Obama and Selma
President Obama, who never suffered a smidgeon of prejudice in his spoiled, private-school life, is trying to bite a piece out of the suffering of the march in Selma, Alabama.
Fifty years ago it was called Bloody Sunday. But although it was violent, it was not that bloody. Fifty to sixty people were injured and four people killed – three of them white protestors on behalf of blacks.
Thousands of people are killed around the world by Islamic terrorists, a name Obama doesn’t recognize.
I think that people who were injured in the original Selma march should lead the parade, not a superficial, attention-grabbing, script-biting politician. That’s why John Lewis was there. What’s Obama’s excuse?
Obama, the great healer, the man who promised to end the friction between red and blue states, takes the easy accusative way out and says that it’s a mistake to think that “racism is banished.” He points to racial bias in Ferguson but doesn’t mention that Darren Wilson was declared innocent and that the black inhabitants burned their own stores and ruined the incomes of innocent citizens.
Obama always empathizes with the negative and bypasses the positive. He rides the horse of failure until it falls to its knees from exhaustion.
Obama said that “this nation’s racial history still casts its long shadow upon us.” He is like a divorce court judge telling the troubled couple not to think about all the positive things in their marriage, but to look for areas of friction and unhappiness.
Obama should be celebrating the improvement in black lifestyles and their general acceptance throughout society as equals rather than slaves.
If blacks fail now, it’s because they choose to follow the hip-hop generation rather than to get good educations and meld with successful society. They have equal opportunity, but many don’t take advantage of it. Blacks fail because the male doesn’t keep his family cohesive and leaves his wife to bring up her children by herself.
Black failure has become the fault of blacks, not whites. Selma should not be celebrated. What should be applauded is how far we’ve come from Selma.

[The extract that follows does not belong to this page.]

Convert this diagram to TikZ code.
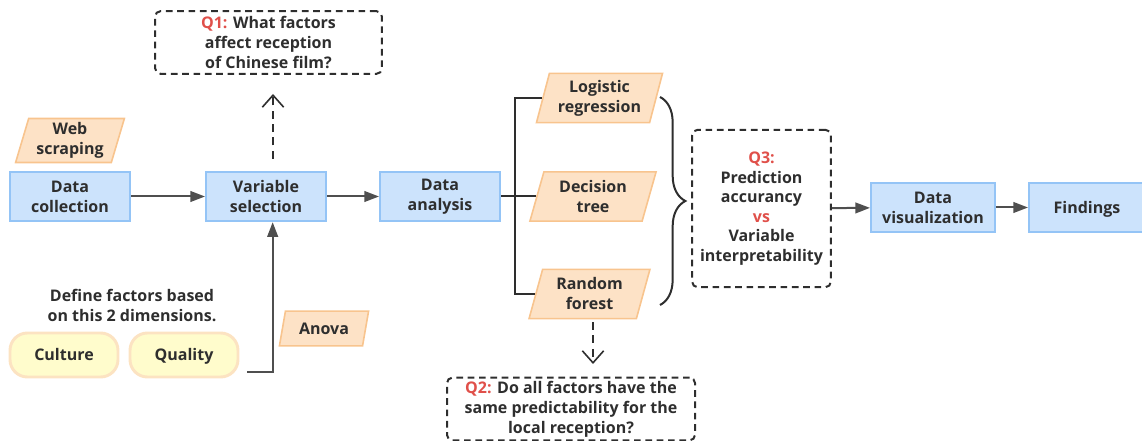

Instead of praising the advancement of blacks, Obama went into his usual whining about bias: “Together, we can address unfair sentencing, and overcrowded prisons, and the stunted circumstances that rob too many boys of the chance to become men, and rob the nation of too many men who could be good dads, and good workers, and good neighbors.”
Obama says that racial progress has been made but more is needed. Maybe so, but the progress has been enormous. Where we need more improvement is in Obama’s economy, in higher salaries, in Obama not capitulating to all our enemies, in reducing the size of our gargantuan government, in ending Obama’s simple-minded progressivism and replacing it with pragmatism.